CHIEN Yu-Ren, Hsin-Min WANG, Shyh-Kang JENG
Simulated Formant Modeling of Accompanied Singing Signals for Vocal Melody Extraction
Edition: Proceedings of the 9th Sound and Music Computing Conference (SMC12), Copenhagen, Denmark, p.33-40
Type of media: Article
Comment: Yu-Ren Chien, Graduate Institute of Communication Engineering, National Taiwan University, Taiwan
Hsin-Min Wang, Institute of Information Science, Academia Sinica, Taiwan
Shyh-Kang Jeng, Department of Electrical Engineering, National Taiwan University, Taiwan
This paper deals with the task of extracting vocal melodies from accompanied singing recordings.

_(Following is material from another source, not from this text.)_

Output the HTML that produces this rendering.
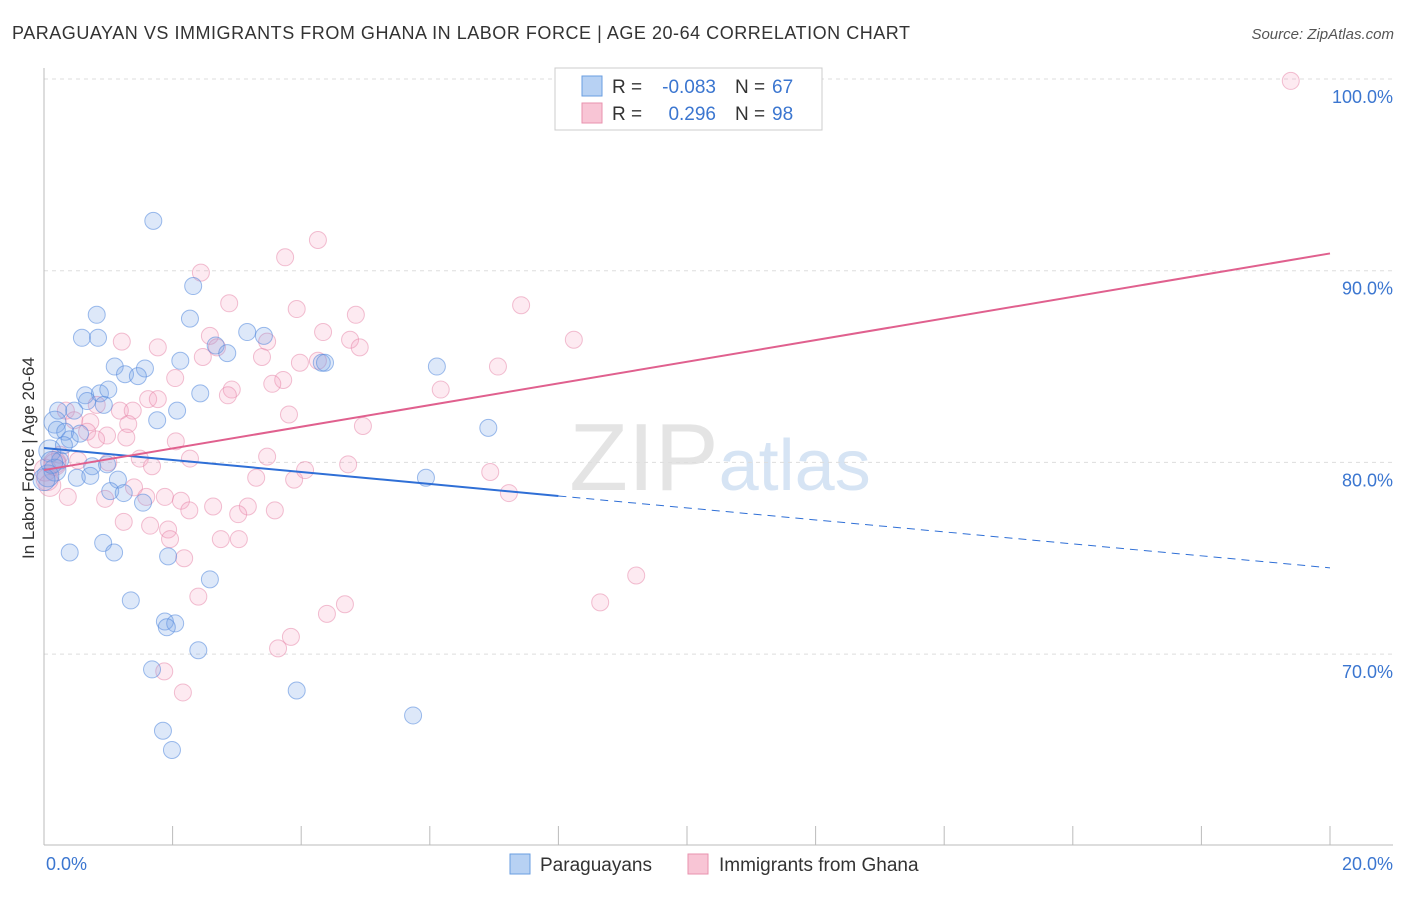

The challenging aspect of this task consists in the tendency for instrumental sounds to interfere with the extraction of the desired vocal melodies, especially when the singing voice is not necessarily predominant among other sound sources. Existing methods in the literature are either rule-based or statistical. It is difficult for rule-based methods to adequately take advantage of human voice characteristics, whereas statistical approaches typically require large-scale data collection and labeling efforts. In this work, the extraction is based on a model of the input signals that integrates acoustic-phonetic knowledge and real-world data under a probabilistic framework. The resulting vocal pitch estimator is simple, determined by a small set of parameters and a small set of data. Tested on a publicly available dataset, the proposed method achieves a transcription accuracy of 76%.